== Problem details ==
What follows is a set of records; restate each one word for word and drop the pictures.

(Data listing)
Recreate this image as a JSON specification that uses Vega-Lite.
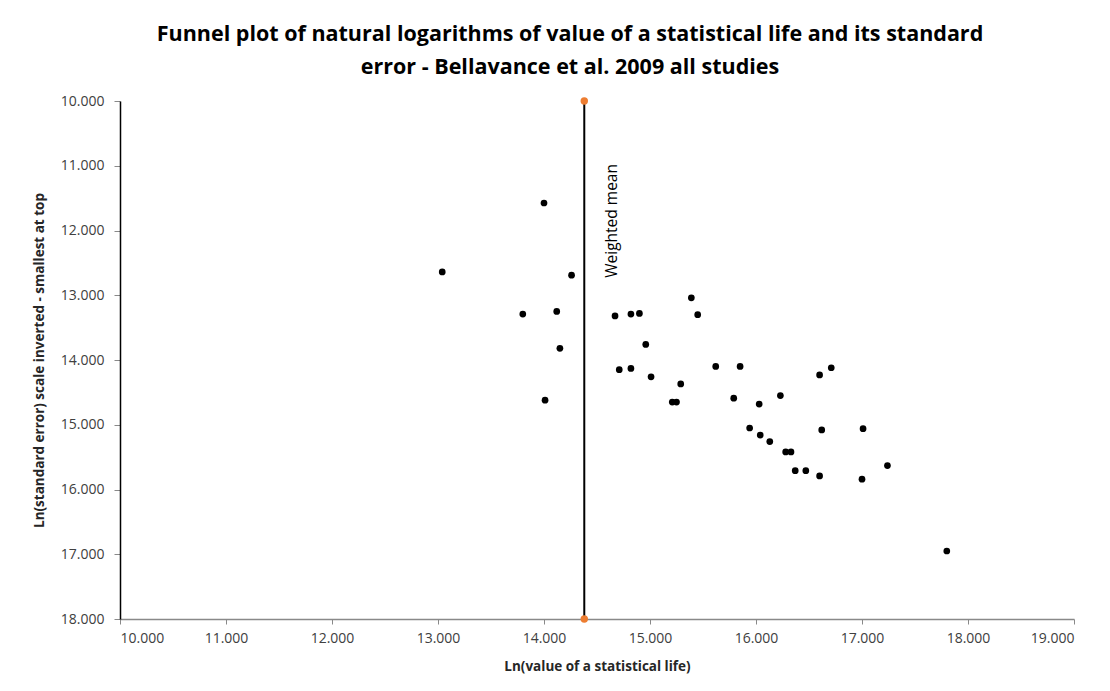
{
  "$schema": "https://vega.github.io/schema/vega-lite/v6.json",
  "width": 954,
  "height": 518,
  "autosize": {"type": "none"},
  "padding": {"left": 120, "top": 101, "right": 36, "bottom": 72},
  "background": "white",
  "config": {
    "view": {"stroke": null},
    "font": "Open Sans"
  },
  "title": {
    "text": ["Funnel plot of natural logarithms of value of a statistical life and its standard", "error - Bellavance et al. 2009 all studies"],
    "font": "Open Sans",
    "fontSize": 21.5,
    "fontWeight": "bold",
    "color": "#000000",
    "anchor": "middle",
    "frame": "group",
    "dx": -27,
    "lineHeight": 33,
    "offset": 16
  },
  "datasets": {
    "studies": [
      {"lnVSL": 14.00, "lnSE": 11.575},
      {"lnVSL": 13.04, "lnSE": 12.64},
      {"lnVSL": 14.26, "lnSE": 12.69},
      {"lnVSL": 13.80, "lnSE": 13.29},
      {"lnVSL": 14.12, "lnSE": 13.25},
      {"lnVSL": 14.15, "lnSE": 13.82},
      {"lnVSL": 14.01, "lnSE": 14.62},
      {"lnVSL": 14.67, "lnSE": 13.32},
      {"lnVSL": 14.82, "lnSE": 13.29},
      {"lnVSL": 14.90, "lnSE": 13.28},
      {"lnVSL": 15.39, "lnSE": 13.04},
      {"lnVSL": 15.45, "lnSE": 13.30},
      {"lnVSL": 14.96, "lnSE": 13.76},
      {"lnVSL": 14.71, "lnSE": 14.15},
      {"lnVSL": 14.82, "lnSE": 14.13},
      {"lnVSL": 15.01, "lnSE": 14.26},
      {"lnVSL": 15.29, "lnSE": 14.37},
      {"lnVSL": 15.21, "lnSE": 14.65},
      {"lnVSL": 15.25, "lnSE": 14.65},
      {"lnVSL": 15.62, "lnSE": 14.10},
      {"lnVSL": 15.85, "lnSE": 14.10},
      {"lnVSL": 15.79, "lnSE": 14.59},
      {"lnVSL": 16.03, "lnSE": 14.68},
      {"lnVSL": 16.23, "lnSE": 14.55},
      {"lnVSL": 15.94, "lnSE": 15.05},
      {"lnVSL": 16.04, "lnSE": 15.16},
      {"lnVSL": 16.13, "lnSE": 15.26},
      {"lnVSL": 16.28, "lnSE": 15.42},
      {"lnVSL": 16.33, "lnSE": 15.42},
      {"lnVSL": 16.62, "lnSE": 15.08},
      {"lnVSL": 17.01, "lnSE": 15.06},
      {"lnVSL": 16.37, "lnSE": 15.71},
      {"lnVSL": 16.47, "lnSE": 15.71},
      {"lnVSL": 16.60, "lnSE": 15.79},
      {"lnVSL": 17.00, "lnSE": 15.84},
      {"lnVSL": 17.24, "lnSE": 15.63},
      {"lnVSL": 17.80, "lnSE": 16.95},
      {"lnVSL": 16.60, "lnSE": 14.23},
      {"lnVSL": 16.71, "lnSE": 14.12}
    ],
    "meanLine": [
      {"lnVSL": 14.38, "top": 10, "bottom": 18}
    ],
    "meanEnds": [
      {"lnVSL": 14.38, "lnSE": 10},
      {"lnVSL": 14.38, "lnSE": 18}
    ],
    "meanLabel": [
      {"lnVSL": 14.38, "lnSE": 12.73, "label": "Weighted mean"}
    ]
  },
  "layer": [
    {
      "data": {"name": "meanLine"},
      "mark": {"type": "rule", "color": "#000000", "strokeWidth": 2},
      "encoding": {
        "x": {
          "field": "lnVSL", "type": "quantitative",
          "scale": {"domain": [10, 19], "nice": false, "zero": false},
          "axis": {
            "title": "Ln(value of a statistical life)",
            "values": [10, 11, 12, 13, 14, 15, 16, 17, 18, 19],
            "format": ".3f",
            "grid": false,
            "domainColor": "#898989",
            "domainWidth": 1.5,
            "tickColor": "#898989",
            "tickSize": 5,
            "labelFont": "Open Sans",
            "labelFontSize": 14,
            "labelColor": "#404040",
            "labelPadding": 7,
            "titleFont": "Open Sans",
            "titleFontSize": 13.5,
            "titleFontWeight": "bold",
            "titleColor": "#262626",
            "titlePadding": 14
          }
        },
        "y": {
          "field": "top", "type": "quantitative",
          "scale": {"domain": [10, 18], "nice": false, "zero": false, "reverse": true},
          "axis": {
            "title": "Ln(standard error) scale inverted - smallest at top",
            "values": [10, 11, 12, 13, 14, 15, 16, 17, 18],
            "format": ".3f",
            "grid": false,
            "domainColor": "#000000",
            "domainWidth": 1.5,
            "tickColor": "#898989",
            "tickSize": 6,
            "labelFont": "Open Sans",
            "labelFontSize": 14,
            "labelColor": "#404040",
            "labelPadding": 10,
            "titleFont": "Open Sans",
            "titleFontSize": 13.5,
            "titleFontWeight": "bold",
            "titleColor": "#262626",
            "titlePadding": 14
          }
        },
        "y2": {"field": "bottom"}
      }
    },
    {
      "data": {"name": "studies"},
      "mark": {"type": "point", "filled": true, "shape": "circle", "size": 45, "color": "#000000", "opacity": 1},
      "encoding": {
        "x": {"field": "lnVSL", "type": "quantitative"},
        "y": {"field": "lnSE", "type": "quantitative"}
      }
    },
    {
      "data": {"name": "meanEnds"},
      "mark": {"type": "point", "filled": true, "shape": "circle", "size": 55, "color": "#ED7D31", "opacity": 1},
      "encoding": {
        "x": {"field": "lnVSL", "type": "quantitative"},
        "y": {"field": "lnSE", "type": "quantitative"}
      }
    },
    {
      "data": {"name": "meanLabel"},
      "mark": {"type": "text", "angle": 270, "align": "left", "baseline": "middle", "dy": 28, "font": "Open Sans", "fontSize": 15.5, "color": "#000000"},
      "encoding": {
        "x": {"field": "lnVSL", "type": "quantitative"},
        "y": {"field": "lnSE", "type": "quantitative"},
        "text": {"field": "label"}
      }
    }
  ]
}
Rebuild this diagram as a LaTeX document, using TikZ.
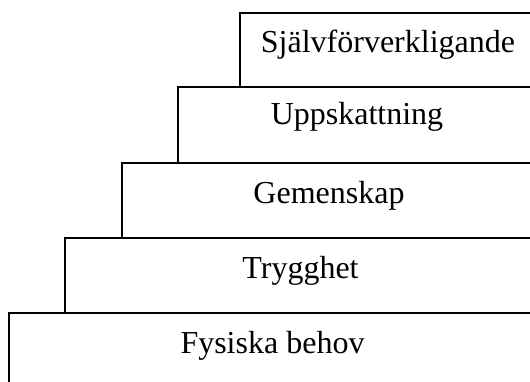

== Answer to the problem ==
Recreate this image as a JSON specification that uses Vega-Lite.
{
  "$schema": "https://vega.github.io/schema/vega-lite/v6.json",
  "width": 954,
  "height": 518,
  "autosize": {"type": "none"},
  "padding": {"left": 120, "top": 101, "right": 36, "bottom": 72},
  "background": "white",
  "config": {
    "view": {"stroke": null},
    "font": "Open Sans"
  },
  "title": {
    "text": ["Funnel plot of natural logarithms of value of a statistical life and its standard", "error - Bellavance et al. 2009 all studies"],
    "font": "Open Sans",
    "fontSize": 21.5,
    "fontWeight": "bold",
    "color": "#000000",
    "anchor": "middle",
    "frame": "group",
    "dx": -27,
    "lineHeight": 33,
    "offset": 16
  },
  "datasets": {
    "studies": [
      {"lnVSL": 14.00, "lnSE": 11.575},
      {"lnVSL": 13.04, "lnSE": 12.64},
      {"lnVSL": 14.26, "lnSE": 12.69},
      {"lnVSL": 13.80, "lnSE": 13.29},
      {"lnVSL": 14.12, "lnSE": 13.25},
      {"lnVSL": 14.15, "lnSE": 13.82},
      {"lnVSL": 14.01, "lnSE": 14.62},
      {"lnVSL": 14.67, "lnSE": 13.32},
      {"lnVSL": 14.82, "lnSE": 13.29},
      {"lnVSL": 14.90, "lnSE": 13.28},
      {"lnVSL": 15.39, "lnSE": 13.04},
      {"lnVSL": 15.45, "lnSE": 13.30},
      {"lnVSL": 14.96, "lnSE": 13.76},
      {"lnVSL": 14.71, "lnSE": 14.15},
      {"lnVSL": 14.82, "lnSE": 14.13},
      {"lnVSL": 15.01, "lnSE": 14.26},
      {"lnVSL": 15.29, "lnSE": 14.37},
      {"lnVSL": 15.21, "lnSE": 14.65},
      {"lnVSL": 15.25, "lnSE": 14.65},
      {"lnVSL": 15.62, "lnSE": 14.10},
      {"lnVSL": 15.85, "lnSE": 14.10},
      {"lnVSL": 15.79, "lnSE": 14.59},
      {"lnVSL": 16.03, "lnSE": 14.68},
      {"lnVSL": 16.23, "lnSE": 14.55},
      {"lnVSL": 15.94, "lnSE": 15.05},
      {"lnVSL": 16.04, "lnSE": 15.16},
      {"lnVSL": 16.13, "lnSE": 15.26},
      {"lnVSL": 16.28, "lnSE": 15.42},
      {"lnVSL": 16.33, "lnSE": 15.42},
      {"lnVSL": 16.62, "lnSE": 15.08},
      {"lnVSL": 17.01, "lnSE": 15.06},
      {"lnVSL": 16.37, "lnSE": 15.71},
      {"lnVSL": 16.47, "lnSE": 15.71},
      {"lnVSL": 16.60, "lnSE": 15.79},
      {"lnVSL": 17.00, "lnSE": 15.84},
      {"lnVSL": 17.24, "lnSE": 15.63},
      {"lnVSL": 17.80, "lnSE": 16.95},
      {"lnVSL": 16.60, "lnSE": 14.23},
      {"lnVSL": 16.71, "lnSE": 14.12}
    ],
    "meanLine": [
      {"lnVSL": 14.38, "top": 10, "bottom": 18}
    ],
    "meanEnds": [
      {"lnVSL": 14.38, "lnSE": 10},
      {"lnVSL": 14.38, "lnSE": 18}
    ],
    "meanLabel": [
      {"lnVSL": 14.38, "lnSE": 12.73, "label": "Weighted mean"}
    ]
  },
  "layer": [
    {
      "data": {"name": "meanLine"},
      "mark": {"type": "rule", "color": "#000000", "strokeWidth": 2},
      "encoding": {
        "x": {
          "field": "lnVSL", "type": "quantitative",
          "scale": {"domain": [10, 19], "nice": false, "zero": false},
          "axis": {
            "title": "Ln(value of a statistical life)",
            "values": [10, 11, 12, 13, 14, 15, 16, 17, 18, 19],
            "format": ".3f",
            "grid": false,
            "domainColor": "#898989",
            "domainWidth": 1.5,
            "tickColor": "#898989",
            "tickSize": 5,
            "labelFont": "Open Sans",
            "labelFontSize": 14,
            "labelColor": "#404040",
            "labelPadding": 7,
            "titleFont": "Open Sans",
            "titleFontSize": 13.5,
            "titleFontWeight": "bold",
            "titleColor": "#262626",
            "titlePadding": 14
          }
        },
        "y": {
          "field": "top", "type": "quantitative",
          "scale": {"domain": [10, 18], "nice": false, "zero": false, "reverse": true},
          "axis": {
            "title": "Ln(standard error) scale inverted - smallest at top",
            "values": [10, 11, 12, 13, 14, 15, 16, 17, 18],
            "format": ".3f",
            "grid": false,
            "domainColor": "#000000",
            "domainWidth": 1.5,
            "tickColor": "#898989",
            "tickSize": 6,
            "labelFont": "Open Sans",
            "labelFontSize": 14,
            "labelColor": "#404040",
            "labelPadding": 10,
            "titleFont": "Open Sans",
            "titleFontSize": 13.5,
            "titleFontWeight": "bold",
            "titleColor": "#262626",
            "titlePadding": 14
          }
        },
        "y2": {"field": "bottom"}
      }
    },
    {
      "data": {"name": "studies"},
      "mark": {"type": "point", "filled": true, "shape": "circle", "size": 45, "color": "#000000", "opacity": 1},
      "encoding": {
        "x": {"field": "lnVSL", "type": "quantitative"},
        "y": {"field": "lnSE", "type": "quantitative"}
      }
    },
    {
      "data": {"name": "meanEnds"},
      "mark": {"type": "point", "filled": true, "shape": "circle", "size": 55, "color": "#ED7D31", "opacity": 1},
      "encoding": {
        "x": {"field": "lnVSL", "type": "quantitative"},
        "y": {"field": "lnSE", "type": "quantitative"}
      }
    },
    {
      "data": {"name": "meanLabel"},
      "mark": {"type": "text", "angle": 270, "align": "left", "baseline": "middle", "dy": 28, "font": "Open Sans", "fontSize": 15.5, "color": "#000000"},
      "encoding": {
        "x": {"field": "lnVSL", "type": "quantitative"},
        "y": {"field": "lnSE", "type": "quantitative"},
        "text": {"field": "label"}
      }
    }
  ]
}
Rebuild this diagram as a LaTeX document, using TikZ.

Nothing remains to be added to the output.